Свадьба Николая Римского-Корсакова и Варвары Мергасовой состоялась 20 мая 1850 года. Первенец молодоженов, если верить документам, опубликованным в "Пензенском временнике любителей старины" за 1891 год, родился через три месяца после свадьбы, в августе того же года. Николаю тогда минуло двадцать лет, а Варваре было шестнадцать. В 1853 году у супругов родился второй ребенок - сын Ни­колай, через два года - Дмитрий.

Варвара Дмитриевна расцветала нежным цветком, ши­ла себе эффектные наряды - бархат, газ, шелк, украше­ния, - все это так шло к ее облику, несмотря на частые роды, не терявшему почти девичьей свежести. Она была в моде, как и ее муж.

..."С кем мы не знакомы? Мы с женой как белые волки, нас все знают", - говорил Егорушка Корсунский Анне Карениной, приглашая ее на вальс. Толстой описы­вает его не без иронии - "лучший кавалер, главный ка­валер по бальной иерархии, знаменитый дирижер балов, церемониймейстер, женатый, красивый и статный мужчи­на". И прибавляет: "Там была до невозможного обнажен­ная красавица Лиди, жена Корсунского..."
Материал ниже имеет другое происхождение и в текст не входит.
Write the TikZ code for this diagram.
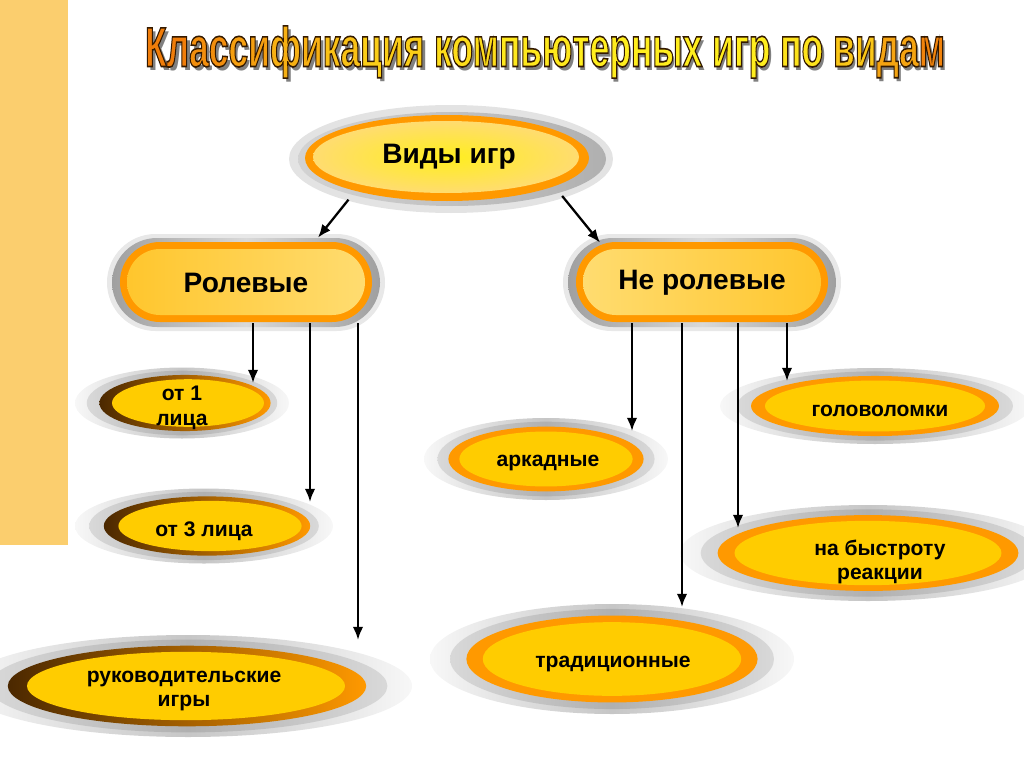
\documentclass[tikz,border=0pt]{standalone}
\usepackage{fontspec}
\setmainfont{Liberation Sans}
\usetikzlibrary{arrows.meta,positioning,shadings,shapes.geometric}
\definecolor{barorange}{RGB}{251,206,110}
\definecolor{ringorange}{RGB}{255,153,0}
\definecolor{ringbrown}{RGB}{75,40,0}
\definecolor{coreyellow}{RGB}{255,204,0}
\definecolor{boxdeep}{RGB}{255,198,45}
\definecolor{boxlight}{RGB}{255,220,112}
\definecolor{titleorange}{RGB}{240,125,10}
\definecolor{titleyellow}{RGB}{255,238,30}

% dark outline for the title letters
\newcommand{\outlineon}{\special{pdf:literal direct 0.2 0.1 0 RG 0.9 w 2 Tr}}
\newcommand{\outlineoff}{\special{pdf:literal direct 0 Tr}}
\newcommand{\tpart}[2]{{\color{titleorange!#1!titleyellow}\outlineon#2}}
\newcommand{\titlebody}{\tpart{100}{Кл}\tpart{85}{ас}\tpart{70}{си}\tpart{55}{фи}\tpart{40}{ка}\tpart{28}{ция }%
  \tpart{15}{ком}\tpart{5}{пью}\tpart{0}{терных }\tpart{0}{игр }\tpart{10}{по }\tpart{35}{ви}\tpart{65}{да}\tpart{95}{м}}
\newcommand{\titlefont}{\fontsize{32}{36}\selectfont\bfseries}
% centre, x radius, y radius, ring style, shift of ring
\newcommand{\gameoval}[5]{%
  \shade[left color=gray!6, right color=gray!6, middle color=gray!45] #1 ellipse ({#2} and {#3});
  \shade[left color=gray!30, right color=gray!30, middle color=gray!62] #1 ellipse ({0.89*#2} and {0.91*#3});
  \path[#4, shift={(#5,0)}] #1 ellipse ({0.8*#2} and {0.79*#3});
  \fill[coreyellow, shift={(2*#5,0)}] #1 ellipse ({0.71*#2} and {0.67*#3});
}

\begin{document}
\begin{tikzpicture}[x=0.02cm, y=-0.02cm,
    arr/.style={-{Latex[length=7.5pt,width=6pt]}, line width=1.3pt, black},
    headline/.style={inner sep=0pt},
    kindtext/.style={shape=ellipse, inner sep=0pt, minimum width=6.48cm, minimum height=2.16cm,
                     font=\fontsize{16}{19}\selectfont\bfseries},
    grouptext/.style={rectangle, inner sep=0pt, minimum width=5.04cm, minimum height=1.6cm,
                      font=\fontsize{16}{19}\selectfont\bfseries},
    ovaltext/.style={align=center, inner sep=0pt, yshift=-0.08cm, font=\fontsize{12}{14}\selectfont\bfseries},
    brownring/.style={left color=ringbrown, right color=ringorange},
    orangering/.style={fill=ringorange}
]
    \useasboundingbox (0,0) rectangle (1024,767);
    \fill[barorange] (0,0) rectangle (68,545);

    % title
    \node[headline, text=black!50] at (548,56) {\scalebox{0.63}[1]{\titlefont Классификация компьютерных игр по видам}};
    \node[headline] (title) at (545,52) {\scalebox{0.63}[1]{\titlefont\titlebody\outlineoff}};

    % top oval
    \fill[gray!22] (451,159) ellipse (162 and 54);
    \shade[left color=gray!35, right color=gray!62] (452,159) ellipse (154 and 47);
    \fill[ringorange] (447,158) ellipse (142 and 43);
    \shade[inner color=titleyellow, outer color=boxlight] (446,157) ellipse (133 and 36);
    \node[kindtext] (kinds) at (449,157) {Виды игр};

    % two groups
    \foreach \cx/\lbl/\nm/\lc/\rc in {246/Ролевые/roles/boxdeep/boxlight, 702/Не ролевые/nonroles/boxlight/boxdeep}{
        \fill[gray!18, rounded corners=0.97cm] (\cx-139,234) rectangle (\cx+139,331);
        \shade[left color=gray!75, right color=gray!75, middle color=gray!30, rounded corners=0.9cm]
            (\cx-134,238) rectangle (\cx+134,327);
        \fill[ringorange, rounded corners=0.8cm] (\cx-126,242) rectangle (\cx+126,322);
        \shade[left color=\lc, right color=\rc, rounded corners=0.66cm] (\cx-119,249) rectangle (\cx+119,315);
        \node[grouptext] (\nm) at (\cx,283) {\lbl};
    }

    % kinds
    \gameoval{(182,403)}{107}{35.5}{brownring}{3}
    \node[ovaltext] (first) at (182,404) {от 1\\лица};
    \gameoval{(204,526)}{129}{37.5}{brownring}{3}
    \node[ovaltext] (third) at (204,527) {от 3 лица};
    \gameoval{(188,686)}{224}{51}{brownring}{-1}
    \node[ovaltext] (leader) at (184,687) {руководительские\\игры};
    \gameoval{(546,459)}{122}{41}{orangering}{0}
    \node[ovaltext] (arcade) at (548,459) {аркадные};
    \gameoval{(875,406)}{155}{38}{orangering}{0}
    \node[ovaltext] (puzzle) at (880,407) {головоломки};
    \gameoval{(868,553)}{188}{48}{orangering}{0}
    \node[ovaltext] (reaction) at (880,558) {на быстроту\\реакции};
    \gameoval{(612,659)}{182}{55}{orangering}{0}
    \node[ovaltext] (classic) at (613,660) {традиционные};

    % arrows
    \draw[arr] (kinds.203) -- ([xshift=1.44cm, yshift=0.1cm]roles.north);
    \draw[arr] (kinds.341) -- ([xshift=-2.04cm]nonroles.north);

    \coordinate (firsttip) at (253,383);
    \coordinate (thirdtip) at (310,502);
    \coordinate (leadertip) at (358,640);
    \coordinate (arcadetip) at (632,431);
    \coordinate (classictip) at (682,607);
    \coordinate (reactiontip) at (738,528);
    \coordinate (puzzletip) at (787,381);
    \foreach \t in {firsttip, thirdtip, leadertip}
        \draw[arr] (roles.south -| \t) -- (\t);
    \foreach \t in {arcadetip, classictip, reactiontip, puzzletip}
        \draw[arr] (nonroles.south -| \t) -- (\t);
\end{tikzpicture}
\end{document}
Так по воле Льва Толстого Варвара и Николай Рим­ские-Корсаковы под фамилией Корсунских попали в "Анну Каренину".

* * *

Франсуа-Ксавье Винтерхальтер - мало известный в Рос­сии художник, несмотря на то, что в Эрмитаже хранится не так уж мало его работ. Тем не менее в середине XIX сто­летия он считался одним из ведущих портретистов Европы. Надо сказать со всей определенностью - кисть художника откровенно отдала себя европейской аристократии. Поэтому его творения - это длинная вереница императоров, импе­ратриц, титулованных младенцев, родовитых дам и кавале­ров. Легко понять, почему все они так настойчиво хотели быть увековеченными именно Винтерхальтером. Настойчи­во - вплоть до слез, обид, обвинений друг другу в нару­шении очереди.

Франсуа-Ксавье талантливо передавал портретное сходство. Если он и льстил, то тактично. Он умел вирту­озно писать ткань, мерцание жемчуга, блеск драгоценно­стей, роскошь кружев и лент, а для какой женщины пус­тяк то, в чем она села позировать художнику? Винтерхальтеру с его высочайшей техникой легко было передать и шелковистость волос, и блеск глаз.

Разумеется, именно это ему могли поставить, да и ста­вят в упрек - "слишком натурально", "салонно", "искусство для искусства". Но давайте зададим себе во­прос, хотели бы мы видеть сейчас портрет Варвары Дмит­риевны в чьем-нибудь ином исполнении? И захотелось бы нам в этом случае идти по следам ее судьбы?..

Жизнь двоих, счастливая или нет, всегда тайна. Редкая женщина сама точно скажет, с чего, с какого момента что-то случилось, разладилось в таинственной связи с избран­ником.